Vergangene Woche erlebte die arabische Welt die schwersten antiwestlichen Tumulte seit Jahrzehnten. Entsprechend beispiellos waren die Sicherheitsvorkehrungen in Beirut. Das ganze Volk wurde für drei Tage in Urlaub geschickt, der Luftraum über der Hauptstadt bei Ankunft der Papstmaschine für zwei Stunden komplett gesperrt. Nicht eine Sekunde habe er daran gedacht, den Besuch aus Sicherheitsgründen abzusagen, versicherte Benedikt.

Denn die Erwartungen der Christen sind geradezu übermenschlich. Auch aus Jordanien, dem Irak und Syrien sind sie nach Beirut gepilgert, um den Papst live beim Open-Air-Gottesdienst an der Waterfront zu erleben. Das Areal mit freiem Blick aufs Mittelmeer ist aufgeschüttet aus Trümmern des 15-jährigen libanesischen Bürgerkriegs. 300.000 Besucher scharten sich vor dem Altar, den eine stilisierte weiße Zeder überragte, Symbol des Libanon und des Friedens gleichermaßen.

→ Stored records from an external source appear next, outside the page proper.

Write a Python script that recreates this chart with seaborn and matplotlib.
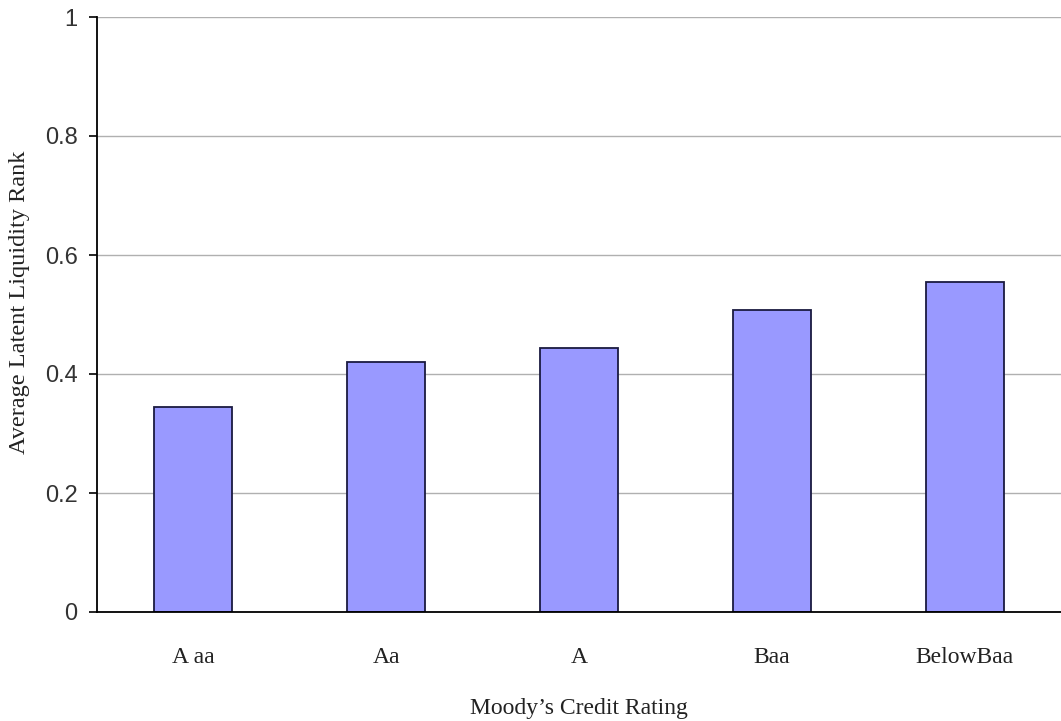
import numpy as np
import pandas as pd
import matplotlib
matplotlib.use("Agg")
import matplotlib.pyplot as plt
import seaborn as sns

ratings = ["A aa", "Aa", "A", "Baa", "BelowBaa"]
liquidity_rank = [0.344, 0.421, 0.443, 0.507, 0.555]

df = pd.DataFrame({"rating": ratings, "rank": liquidity_rank})

sns.set_style("white")
plt.rcParams["font.family"] = ["Liberation Sans", "DejaVu Sans"]

fig = plt.figure(figsize=(10.61, 7.21), dpi=100)
ax = fig.add_axes([97 / 1061, 109 / 721, 964 / 1061, 595 / 721])

sns.barplot(data=df, x="rating", y="rank", color="#9999ff", width=0.405,
            edgecolor="#1a1a40", linewidth=1.3, saturation=1, ax=ax)

ax.set_xlim(-0.5, 4.5)
ax.set_ylim(0, 1)
ax.set_yticks([0, 0.2, 0.4, 0.6, 0.8, 1.0])
ax.set_yticklabels(["0", "0.2", "0.4", "0.6", "0.8", "1"], fontsize=17, color="#333333")
ax.yaxis.grid(True, color="#b0b0b0", linewidth=1)
ax.set_axisbelow(True)

# category boundaries as ticks, labels centred on bars
ax.set_xticks(np.arange(-0.5, 5, 1.0), minor=True)
ax.tick_params(axis="x", which="minor", length=6, width=1.2, color="black", direction="out")
ax.tick_params(axis="x", which="major", length=0, pad=25)
ax.tick_params(axis="y", length=6, width=1.2, color="black", direction="out", left=True, pad=8)
for lbl in ax.get_xticklabels():
    lbl.set_family("Liberation Serif")
    lbl.set_fontsize(17)
    lbl.set_color("#222222")

for side in ["top", "right"]:
    ax.spines[side].set_visible(False)
ax.spines["left"].set_color("black")
ax.spines["left"].set_linewidth(1.3)
ax.spines["bottom"].set_color("black")
ax.spines["bottom"].set_linewidth(1.3)

ax.set_xlabel("Moody’s Credit Rating", family="Liberation Serif", fontsize=17,
              color="#222222", labelpad=22)
ax.set_ylabel("Average Latent Liquidity Rank", family="Liberation Serif", fontsize=17.5,
              color="#222222")
ax.yaxis.set_label_coords(-0.07, 0.52)

fig.savefig("out.png", dpi=100)
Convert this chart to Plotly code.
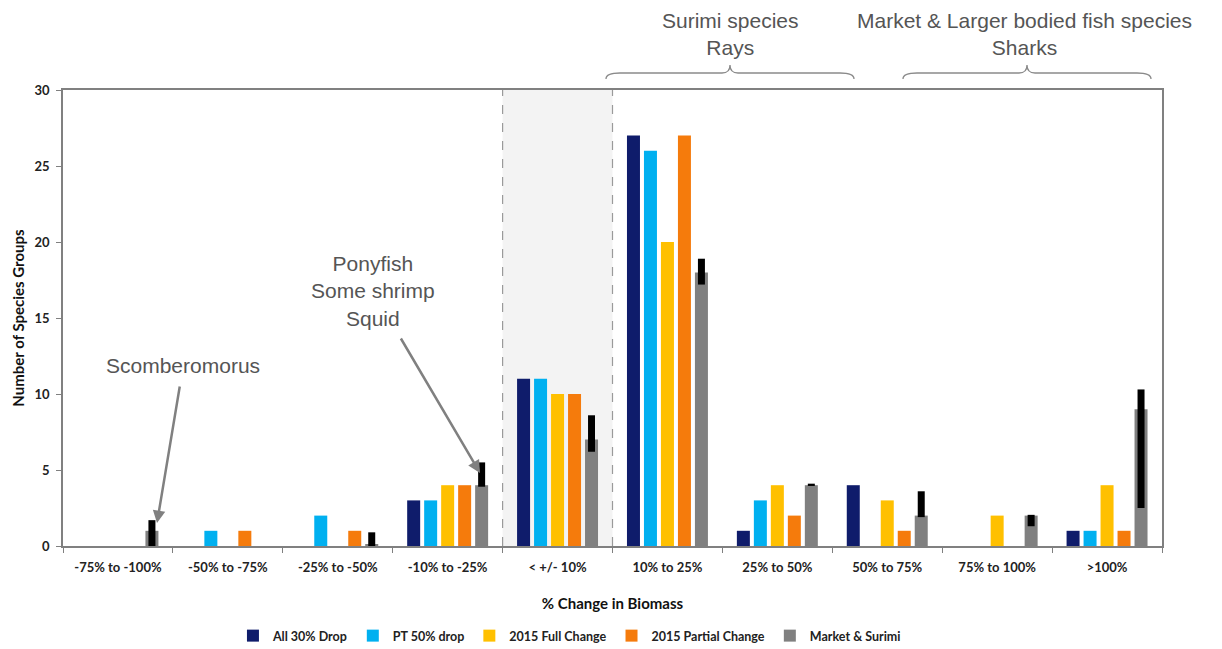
import plotly.graph_objects as go

categories = ["-75% to -100%", "-50% to -75%", "-25% to -50%", "-10% to -25%", "< +/- 10%",
              "10% to 25%", "25% to 50%", "50% to 75%", "75% to 100%", ">100%"]
all30 = [0, 0, 0, 3, 11, 27, 1, 4, 0, 1]
pt50 = [0, 1, 2, 3, 11, 26, 3, 0, 0, 1]
full2015 = [0, 0, 0, 4, 10, 20, 4, 3, 2, 4]
partial2015 = [0, 1, 1, 4, 10, 27, 2, 1, 0, 1]
market_surimi = [1, 0, 0.1, 4, 7, 18, 4, 2, 2, 9]
ms_err_plus = [0.7, 0, 0.8, 1.5, 1.6, 0.9, 0.1, 1.6, 0.05, 1.3]
ms_err_minus = [1.0, 0, 0.1, 0.1, 0.8, 0.8, 0.05, 0.1, 0.7, 6.5]

series = [
    ("All 30% Drop", all30, "#0f1c6b"),
    ("PT 50% drop", pt50, "#00b0f0"),
    ("2015 Full Change", full2015, "#ffc000"),
    ("2015 Partial Change", partial2015, "#f57b0c"),
]

W, H = 1222, 649
L, R, T, B = 63, 1162, 90, 546

def px(x):
    return (x - L) / (R - L)

def py(y):
    return (B - y) / (B - T)

fig = go.Figure()
for name, vals, col in series:
    fig.add_trace(go.Bar(name=f"<b>{name}</b>", x=categories, y=vals,
                         marker=dict(color=col, line_width=0)))
fig.add_trace(go.Bar(
    name="<b>Market & Surimi</b>", x=categories, y=market_surimi,
    marker=dict(color="#808080", line_width=0),
    error_y=dict(type="data", symmetric=False, array=ms_err_plus, arrayminus=ms_err_minus,
                 color="black", thickness=7, width=0),
))

shapes = [
    dict(type="rect", xref="x", yref="y", x0=3.5, x1=4.5, y0=0, y1=30,
         fillcolor="#f3f3f3", line_width=0, layer="below"),
    dict(type="line", xref="x", yref="y", x0=3.5, x1=3.5, y0=0, y1=30,
         line=dict(color="#9a9a9a", width=1.2, dash="dash"), layer="below"),
    dict(type="line", xref="x", yref="y", x0=4.5, x1=4.5, y0=0, y1=30,
         line=dict(color="#9a9a9a", width=1.2, dash="dash"), layer="below"),
]

def brace(x0, x1, ytip=65, yflat=73, yend=79):
    xm = (x0 + x1) / 2
    p = (f"M {px(x0)},{py(yend)} Q {px(x0)},{py(yflat)} {px(x0+14)},{py(yflat)} "
         f"L {px(xm-8)},{py(yflat)} Q {px(xm)},{py(yflat)} {px(xm)},{py(ytip)} "
         f"Q {px(xm)},{py(yflat)} {px(xm+8)},{py(yflat)} "
         f"L {px(x1-14)},{py(yflat)} Q {px(x1)},{py(yflat)} {px(x1)},{py(yend)}")
    return dict(type="path", xref="paper", yref="paper", path=p,
                line=dict(color="#8a8a8a", width=1.3))

shapes.append(brace(606, 854))
shapes.append(brace(903, 1151))

txtfont = dict(family="Liberation Sans, Arial, sans-serif", size=21, color="#555555")

def label(x, y, text):
    return dict(xref="paper", yref="paper", x=px(x), y=py(y), text=text, showarrow=False,
                font=txtfont, align="center", xanchor="center", yanchor="middle")

annotations = [
    label(730, 34, "Surimi species<br>Rays"),
    label(1024, 34, "Market & Larger bodied fish species<br>Sharks"),
    label(183, 365, "Scomberomorus"),
    label(373, 291, "Ponyfish<br>Some shrimp<br>Squid"),
    dict(xref="paper", yref="paper", x=px(157), y=py(523), ax=23, ay=-138, text="",
         showarrow=True, arrowhead=2, arrowsize=1, arrowwidth=2.5, arrowcolor="#808080"),
    dict(xref="paper", yref="paper", x=px(480), y=py(473), ax=-80, ay=-136, text="",
         showarrow=True, arrowhead=2, arrowsize=1, arrowwidth=2.5, arrowcolor="#808080"),
]

tickfont = dict(family="Lato, sans-serif", size=13, color="#222222")
fig.update_layout(
    width=W, height=H,
    margin=dict(l=L, r=W - R, t=T, b=H - B),
    paper_bgcolor="white", plot_bgcolor="white",
    barmode="group", bargap=0.227, bargroupgap=0.235,
    shapes=shapes, annotations=annotations,
    legend=dict(orientation="h", xref="container", yref="container",
                x=0.466, xanchor="center", y=(H - 636) / H, yanchor="middle",
                font=dict(family="Lato, sans-serif", size=12.5, color="#222222"),
                itemwidth=30, traceorder="normal", tracegroupgap=0),
    xaxis=dict(type="category", tickson="boundaries", ticks="outside", ticklen=5,
               tickcolor="#808080", showline=True, linecolor="#808080", linewidth=1.5,
               mirror=True, showgrid=False, tickfont=tickfont, ticklabelstandoff=9,
               title=dict(text="<b>% Change in Biomass</b>",
                          font=dict(family="Lato, sans-serif", size=15, color="#111111"), standoff=24)),
    yaxis=dict(range=[0, 30], dtick=5, ticks="outside", ticklen=5, tickcolor="#808080",
               showline=True, linecolor="#808080", linewidth=1.5, mirror=True,
               showgrid=False, zeroline=False, tickfont=tickfont, ticklabelstandoff=4,
               title=dict(text="<b>Number of Species Groups</b>",
                          font=dict(family="Lato, sans-serif", size=15, color="#111111"), standoff=6)),
)
fig.update_xaxes(tickprefix="<b>", ticksuffix="</b>")
fig.update_yaxes(tickprefix="<b>", ticksuffix="</b>")

fig.write_html("out.html")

Essam ist aus Aleppo gekommen, seinen Nachnamen sagt er nicht, in zwei Tagen will er wieder zurück. Mit seinem violetten T-Shirt und verspiegelter Sonnenbrille sieht man ihm nicht an, dass er einmal Priester werden will und seit drei Jahren Theologie studiert. „Die Unsicherheit unter den Christen wächst“, sagt der 24-Jährige, in dessen Heimatstadt seit acht Wochen erbittert gekämpft wird. Der melkitische Erzbischof wurde bereits von Bewaffneten angegriffen und seine Residenz verwüstet. „Viele Christen fragen sich, ob sie noch bleiben, oder besser fliehen sollen“, sagt Essam, der einen Platz ganz vorn am Papstpodium ergattert hat. Wie seine Bischöfe betrachtet auch er das Assad-Regime als das kleinere Übel, verglichen mit den neuen islamischen Gotteskriegern, die bei den Rebellen zunehmend den Ton angeben. „Leider ist das Dröhnen der Waffen weiterhin zu hören, wie auch das Schreien der Witwen und Waisen“, rief der Papst zum Höhepunkt der Freiluftmesse am Sonntag aus und appellierte an die internationale Gemeinschaft und die arabischen Länder, „gangbare Lösungen vorzuschlagen, die die Würde jedes Menschen, seine Rechte und seine Religion achten“.

Auf einen Blick

Am Sonntagabend ging der dreitägige Papstbesuch im Libanon zu Ende. Der Gottesdienst an Beiruts „Waterfront“ war der Höhepunkt der Reise des 85-jährigen Kirchenoberhauptes. Gestern legte er auch das Schlussdokument einer Bischofssynode zum Nahen Osten vor. Dies sei eine „Richtschnur“, um den Glauben und die Hoffnung in den christlichen Gemeinden zu stärken. Am Freitag hat Benedikt XVI. das Dokument in der Stadt Harissa unterzeichnet.